Eden Williams, media and marketing publisher turned art advisor and curator, developed her curiosity for the arts at a young age. “I grew up surrounded by art and developed a real appreciation for artists,” says Williams, noting that her parents, E.T and Lyn Williams, have been passionate art collectors since the 1970s.
“They were true pioneers in supporting artists, and by helping African American art gain recognition and prominence in the mainstream.” The sixties and seventies marked the beginning of the Black Arts Movement—a period of immeasurable growth and contributions made by African American artists to the canon of American art. While many artists, including Howardina Pindell, Faith Ringgold and Betye Saar, are only now receiving the widespread recognition and critical acclaim they deserve, Williams’ parents were among those on the frontlines—tirelessly working to open the doors of major cultural institutions to exhibiting the work of Black artists.

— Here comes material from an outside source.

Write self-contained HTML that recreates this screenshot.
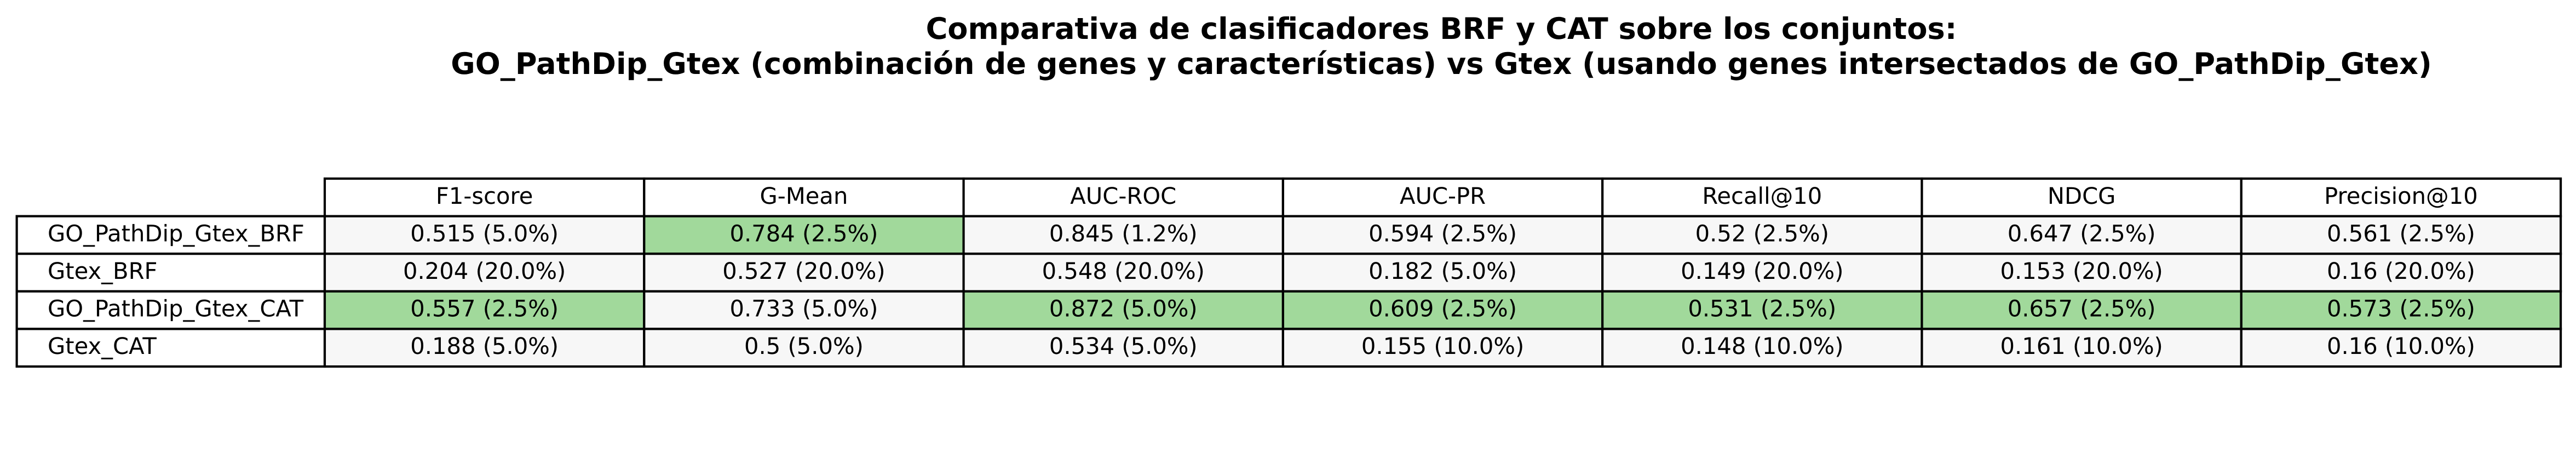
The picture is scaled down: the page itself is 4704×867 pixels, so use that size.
<!DOCTYPE html>
<html>
<head>
<meta charset="utf-8">
<title>Comparativa de clasificadores</title>
<style>
html,body{margin:0;padding:0;background:#fff;}
svg{display:block;}
text{font-family:"DejaVu Sans","Liberation Sans",sans-serif;fill:#000;text-rendering:geometricPrecision;}
</style>
</head>
<body>
<svg id="chart" xmlns="http://www.w3.org/2000/svg" width="4704" height="867" viewBox="0 0 4704 867">
<text x="2632" y="71" text-anchor="middle" font-size="54.17" font-weight="700">Comparativa de clasificadores BRF y CAT sobre los conjuntos:</text>
<text x="2632" y="135" text-anchor="middle" font-size="54.17" font-weight="700">GO_PathDip_Gtex (combinación de genes y características) vs Gtex (usando genes intersectados de GO_PathDip_Gtex)</text>
</svg>
<script>
const metrics = ["F1-score","G-Mean","AUC-ROC","AUC-PR","Recall@10","NDCG","Precision@10"];
const models = ["GO_PathDip_Gtex_BRF","Gtex_BRF","GO_PathDip_Gtex_CAT","Gtex_CAT"];
const brfGoValues = [0.515,0.784,0.845,0.594,0.52,0.647,0.561];
const brfGoPct = ["5.0","2.5","1.2","2.5","2.5","2.5","2.5"];
const brfGtexValues = [0.204,0.527,0.548,0.182,0.149,0.153,0.16];
const brfGtexPct = ["20.0","20.0","20.0","5.0","20.0","20.0","20.0"];
const catGoValues = [0.557,0.733,0.872,0.609,0.531,0.657,0.573];
const catGoPct = ["2.5","5.0","5.0","2.5","2.5","2.5","2.5"];
const catGtexValues = [0.188,0.5,0.534,0.155,0.148,0.161,0.16];
const catGtexPct = ["5.0","5.0","5.0","10.0","10.0","10.0","10.0"];

const rowValues = [brfGoValues, brfGtexValues, catGoValues, catGtexValues];
const rowPct = [brfGoPct, brfGtexPct, catGoPct, catGtexPct];

const svg = document.getElementById('chart');
const NS = 'http://www.w3.org/2000/svg';
const tableLeft = 30.6, firstColX = 593, colW = 583.3;
const tableTop = 326, rowH = 68.6;
const baselineOffset = 11.5;

function colX(c){ return firstColX + c * colW; }
function rowY(r){ return tableTop + r * rowH; }

function addCell(x, y, w, h, fill){
  const rect = document.createElementNS(NS, 'rect');
  rect.setAttribute('x', x);
  rect.setAttribute('y', y);
  rect.setAttribute('width', w);
  rect.setAttribute('height', h);
  rect.setAttribute('fill', fill);
  rect.setAttribute('stroke', '#000');
  rect.setAttribute('stroke-width', '4.17');
  svg.appendChild(rect);
  return rect;
}
function addText(x, y, str, anchor){
  const t = document.createElementNS(NS, 'text');
  t.setAttribute('x', x);
  t.setAttribute('y', y);
  t.setAttribute('font-size', '41.67');
  t.setAttribute('text-anchor', anchor);
  t.textContent = str;
  svg.appendChild(t);
  return t;
}

metrics.forEach(function(m, c){
  const rect = addCell(colX(c), rowY(0), colW, rowH, '#ffffff');
  
  
  const label = addText(colX(c) + colW / 2, rowY(0) + rowH / 2 + baselineOffset, m, 'middle');
  
  
});

models.forEach(function(name, r){
  const y = rowY(r + 1);
  const rect = addCell(tableLeft, y, firstColX - tableLeft, rowH, '#ffffff');
  
  
  const label = addText(87, y + rowH / 2 + baselineOffset, name, 'start');
  
  
  metrics.forEach(function(m, c){
    const v = rowValues[r][c];
    const best = Math.max.apply(null, rowValues.map(function(row){ return row[c]; }));
    const cell = addCell(colX(c), y, colW, rowH, v === best ? '#a1d99b' : '#f7f7f7');
    
    
    const txt = addText(colX(c) + colW / 2, y + rowH / 2 + baselineOffset, v + ' (' + rowPct[r][c] + '%)', 'middle');
    
    
  });
});
</script>
</body>
</html>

“We’ve been out here for four generations. My parents bought (and still live in) a house that had been built in 1830 by David Hempstead, head of the AME Zion Church, that was actually a stop on the underground railroad,” Williams explains. “Can you believe that there was a robust population of Black whalers here around 1760-1860 when Sag Harbor was a thriving whaling port? They would work right alongside Native Americans and Europeans and harpoon whales. How cool is that?”
While the industry may have changed, the rich, multi-cultural landscape of Sag Harbor remains. Here, Williams shares how she’s continuing the family legacy of championing artists of color through her recent projects across the East End. And, she offers a few highlights on her summer agenda.
Folasade Ologundudu: Tell us about your relationship with art dealer Julie Keyes.
Eden Williams: The indomitable Julie Keyes of the Keyes Gallery in Sag Harbor has played a huge part in helping me to solidify my role as an art advisor. She is affectionately called “a force” by all who know her because of her boundless energy, her side splitting humor, her ability to connect with artists and collectors alike and her business savvy. We began our relationship by unofficially working together to promote the artist Claude Lawrence (whom my parents had brought to her attention several years ago) and then last year transitioned into more of a partnership when Julie asked me to work with her to bring on additional artists of color to Keyes Art. That’s when my career started to take a new twist.
Up to that point I had been focused solely on Lawrence, and now I was given the opportunity to broaden my reach by helping to promote more artists. To that end, while collaborating with Carnegie Hall for winter programming on Afrofuturism, Julie asked me to take the lead with her and curate a series of exhibits Out East featuring Black artists. It was a truly exciting project and a real labor of love. We featured emerging artists Cullen Washington Jr, Leslee Stradford, Erika Ranee, Clintel Steed and Claude [Lawrence] in Sag Harbor, East Hampton and Greenport. It was the first time I’d been so involved with curating shows, and it really was Julie’s belief in me and her true collaborative spirit that made it all possible.
FO: Which other cultural hubs are you particularly drawn to?
EW: The Church in Sag Harbor. All the programming they have there is truly awe inspiring. It’s by far the best recent addition to the East End. I’m definitely going to attend “Equality Matters in the Hamptons,” a talk with Ursula M. Burns (the former CEO of Xerox) on July 22.
Next on the list is Montauk’s South Etna Montauk Foundation to see “Lonnie Holley: Tangled Up in De Kooning’s Fence” (which is up until August 29) and Robert Colescott’s “My Shadow” (which opens on August 20). Their Faith Ringgold exhibit in June was incredible.
I will also be heading to the Springs to check out The Arts Center at Duck Creek. It’s an old restored barn surrounded by woods and rolling lawn that is now an exhibition space with outdoor sculptures, jazz concerts, lectures and art exhibits. It’s a beautifully authentic place and had actually been the home/studio of Abstract Expressionist painter, John Little, who was pals with neighbor Jackson Pollack. The particular focus of the programming is all about celebrating the thriving local artist community—both past and present. While it’s not brand new, it’s relatively new to me. My friend Jess Frost is the executive director and has incredible things planned to continue to showcase many under represented artists. Currently on view is an exhibition of works by former owner, John Little, through July 18. Of course, the music series is ongoing throughout the summer and beyond.
FO: And what can we look forward to from you in the months ahead?
EW: When I transitioned from publishing to art advisory, I realized that the beauty of uncertainty is that it offers infinite possibility. When you don’t know what’s next, anything can be next. That being said, Julie and I have several exhibits planned through the summer featuring emerging Black artists, such as Erika Ranee and Iona Rozeal Brown. Through this extraordinary opportunity, I now get to find and give underappreciated and underrepresented artists a well deserved opportunity to shine. How lucky am I?